Lastly, it’s important to consider which federal, state and local incentives are available to you. At the federal level, all solar projects qualify for a 30 percent tax credit that can either be carried back to the previous tax year or used against the company’s current tax obligation. The federal government also allows 50 percent bonus depreciation for solar projects completed before the end of 2013.

NewAge Industries Solar Roof

A 1-MW system of more than 4,000 panels supplies more than 50 percent of the power needed by plastic tubing manufacturer NewAge Industries’ Pennsylvania plant. State and federal grants offset 52 percent of the $4.2 million cost.

There also are state-specific incentives. Some states offer upfront cash rebates based on the size of the prospective solar energy system, while other states spread rebates out over a five-year period based on the system’s actual energy production; the more kWhs produced, the greater the subsidy.

Linen manufacturer Matouk & Co., for example, installed an 84-kilowatt solar energy system on the roof of its Fall River, Massachusetts manufacturing plant after the company retrofitted its roof and learned that the large, south-facing rooftop was perfect for a solar installation. The system, designed and installed by Borrego Solar, generates about 35 percent of the power needed to run the factory and with government incentives, will pay for itself in five to six years. After that, the energy used will be free of charge. Partial financing for the system—about $300,000—came from Massachusetts’ Commonwealth Solar Program.

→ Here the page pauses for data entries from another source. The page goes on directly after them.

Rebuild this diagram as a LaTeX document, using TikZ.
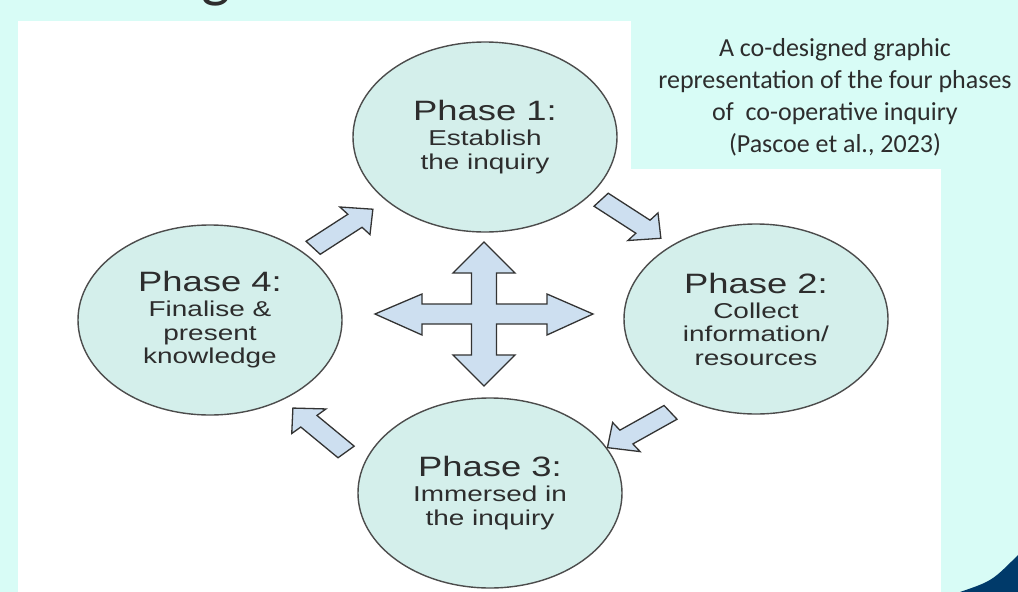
\documentclass[tikz,border=0pt]{standalone}
\usepackage{fontspec}
\setmainfont{Liberation Sans}
\newfontfamily\phasefont{Liberation Sans}[FakeStretch=1.3]
\newfontfamily\notefont{Carlito}
\usepackage{xcolor}
\usetikzlibrary{positioning, calc, shapes.geometric}

\definecolor{slidecyan}{RGB}{216,252,246}
\definecolor{phasefill}{RGB}{212,239,235}
\definecolor{arrowfill}{RGB}{205,223,240}
\definecolor{cornerblue}{RGB}{0,58,106}
\definecolor{inktext}{RGB}{45,45,45}

\newcommand\phasetitle{\fontsize{28}{28}\selectfont}

\begin{document}
\begin{tikzpicture}[x=1pt, y=-1pt,
    phase/.style={ellipse, draw=black!70, line width=1.4pt, fill=phasefill,
        minimum width=264pt, minimum height=190pt, inner sep=0pt, align=center,
        text=inktext, font=\phasefont\fontsize{21.5}{23.5}\selectfont},
    arrowline/.style={draw=black!80, line width=1.3pt, fill=arrowfill, line join=miter},
    blockarrow/.pic={\draw[arrowline] (-30,8.5) -- (12,8.5) -- (12,18) -- (30,0)
        -- (12,-18) -- (12,-8.5) -- (-30,-8.5) -- cycle;}]
    \useasboundingbox (0,0) rectangle (1018,592);
    \clip (0,0) rectangle (1018,592);
    % slide background
    \fill[slidecyan] (0,0) rectangle (1018,592);
    \fill[white] (18,21) rectangle (941,592);
    \fill[slidecyan] (631,21) rectangle (941,169);
    \fill[cornerblue] (960,592) .. controls (992,581) .. (1018,555) -- (1018,592) -- cycle;
    \node[font=\notefont\fontsize{62}{62}\selectfont, text=inktext, anchor=base] (heading) at (216,-5) {g};
    \node[font=\notefont\fontsize{26}{32}\selectfont, text=inktext, align=center] (caption) at (835,97)
        {A co-designed graphic\\representation of the four phases\\of~ co-operative inquiry\\(Pascoe et al., 2023)};

    % the four phases
    \node[phase] (establish) at (485,137) {{\phasetitle Phase 1:}\\[1.5pt]Establish\\the inquiry};
    \node[phase] (collect) at (756,319) {{\phasetitle Phase 2:}\\[1.5pt]Collect\\information/\\resources};
    \node[phase] (immersed) at (490,493) {{\phasetitle Phase 3:}\\[1.5pt]Immersed in\\the inquiry};
    \node[phase] (finalise) at (210,320) {{\phasetitle Phase 4:}\\[1.5pt]Finalise \&\\present\\knowledge};

    % arrows round the cycle
    \pic[xscale=1.3, rotate=40] at (343,228.5) {blockarrow};
    \pic[xscale=1.3, rotate=-40] at (631,219) {blockarrow};
    \pic[xscale=1.3, rotate=-144] at (639,430) {blockarrow};
    \pic[xscale=1.3, rotate=133] at (319.5,430) {blockarrow};

    % four-way arrow in the middle
    \draw[arrowline] (484,242) -- (515,273) -- (496.5,273) -- (496.5,304) -- (547,304)
        -- (547,294) -- (593,314) -- (547,335) -- (547,324) -- (496.5,324) -- (496.5,355)
        -- (515,355) -- (484,386) -- (453,355) -- (471.5,355) -- (471.5,324) -- (422,324)
        -- (422,335) -- (375,314) -- (422,294) -- (422,304) -- (471.5,304) -- (471.5,273)
        -- (453,273) -- cycle;
\end{tikzpicture}
\end{document}
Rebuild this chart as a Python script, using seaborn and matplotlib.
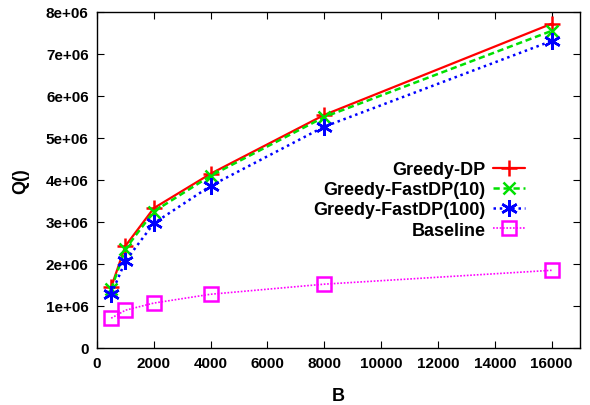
import matplotlib
matplotlib.use("Agg")
import matplotlib.pyplot as plt
import seaborn as sns
import pandas as pd

B = [500, 1000, 2000, 4000, 8000, 16000]
greedy_dp = [1.45e6, 2.43e6, 3.33e6, 4.15e6, 5.55e6, 7.72e6]
greedy_fastdp10 = [1.40e6, 2.36e6, 3.25e6, 4.10e6, 5.50e6, 7.55e6]
greedy_fastdp100 = [1.28e6, 2.07e6, 2.97e6, 3.86e6, 5.27e6, 7.31e6]
baseline = [0.71e6, 0.90e6, 1.07e6, 1.28e6, 1.52e6, 1.85e6]

xticks = [0, 2000, 4000, 6000, 8000, 10000, 12000, 14000, 16000]
yticks = [0, 1e6, 2e6, 3e6, 4e6, 5e6, 6e6, 7e6, 8e6]
ytick_labels = ["0", "1e+06", "2e+06", "3e+06", "4e+06", "5e+06", "6e+06", "7e+06", "8e+06"]

sns.set_style("white")
plt.rcParams['font.family'] = ['Liberation Sans', 'DejaVu Sans']
plt.rcParams['font.weight'] = 'bold'
plt.rcParams['text.color'] = 'black'
plt.rcParams['axes.labelcolor'] = 'black'
plt.rcParams['xtick.color'] = 'black'
plt.rcParams['ytick.color'] = 'black'

fig = plt.figure(figsize=(5.9, 4.06), dpi=100)
ax = fig.add_axes([97/590, 1 - 349/406, (580-97)/590, (349-13)/406])

series = [
    ("Greedy-DP", greedy_dp, dict(color="#ff0000", linestyle="-", lw=1.6, marker="+", ms=12, mew=1.8, mec="#ff0000")),
    ("Greedy-FastDP(10)", greedy_fastdp10, dict(color="#00e000", linestyle=(0, (2.5, 1.5)), lw=1.8, marker="x", ms=9, mew=1.8, mec="#00e000")),
    ("Greedy-FastDP(100)", greedy_fastdp100, dict(color="#0000ff", linestyle=(0, (1, 1.5)), lw=1.8, marker=(6, 2, 0), ms=12, mew=1.8, mec="#0000ff")),
    ("Baseline", baseline, dict(color="#ff00ff", linestyle=(0, (1, 1)), lw=1.2, marker="s", ms=10, mew=1.8, mfc="none", mec="#ff00ff")),
]

for name, vals, st in series:
    df = pd.DataFrame({"B": B, "Q": vals})
    sns.lineplot(data=df, x="B", y="Q", ax=ax, label=name, **st)

ax.set_xlim(0, 17000)
ax.set_ylim(0, 8e6)
ax.set_xticks(xticks)
ax.set_xticklabels([str(x) for x in xticks], fontsize=11, fontweight='bold', color='black')
ax.set_yticks(yticks)
ax.set_yticklabels(ytick_labels, fontsize=11, fontweight='bold', color='black')
ax.tick_params(direction='in', bottom=True, left=True, top=True, right=True,
               length=5, width=0.8, pad=6, color="black")
ax.set_xlabel("B", fontsize=13, fontweight='bold', labelpad=12, color='black')
ax.set_ylabel("Q()", fontsize=13, fontweight='bold', labelpad=12, color='black')
for s in ax.spines.values():
    s.set_linewidth(1.0)
    s.set_color("black")

leg = ax.legend(loc="upper right", bbox_to_anchor=((525-97)/483, (349-162)/336), markerfirst=False,
                frameon=False, fontsize=13, handlelength=1.8, labelspacing=0.18,
                handletextpad=0.4, borderaxespad=0, borderpad=0)
for t in leg.get_texts():
    t.set_fontweight('bold')
    t.set_color('black')

fig.savefig("out.png", dpi=100)
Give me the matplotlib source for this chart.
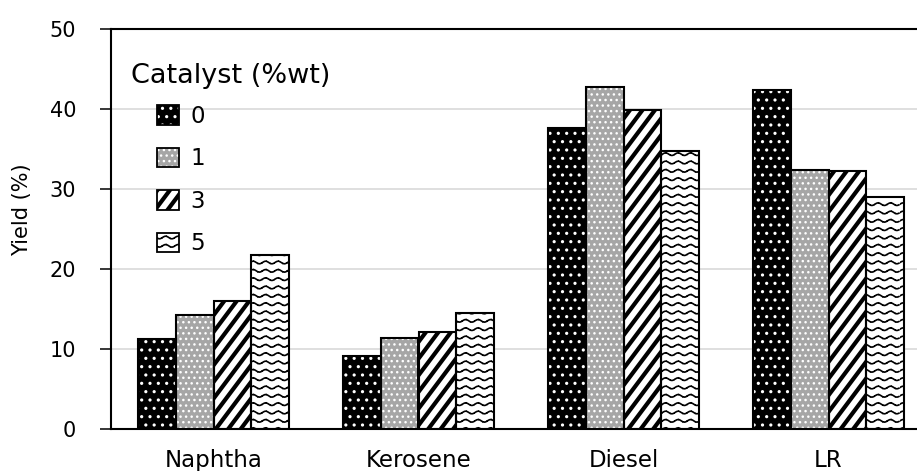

As another example, plastic tubing manufacturer NewAge Industries was awarded a $1 million solar energy program grant from Pennsylvania’s Department of Community and Economic Development, in addition to federal grant dollars. The grant funded the purchase and installation of a 1-MW solar energy system made up of more than 4,000 solar panels covering three-quarters of the building’s rooftop. Borrego Solar’s installation crews worked through the winter to meet incentive program deadlines. Thanks to state and federal grants, NewAge purchased the $4.2 million solar power installation for 52 percent off and is recouping more of that investment through the sale of renewable energy credits. The system now contributes more than 50 percent of NewAge’s energy needs.

Solar has proven helpful to plant facility managers working to achieve sustainability goals, differentiate their products, reduce costs and tap into resources that many facility managers don’t realize they have. With the right analysis of the opportunities and hurdles associated, solar can help many others.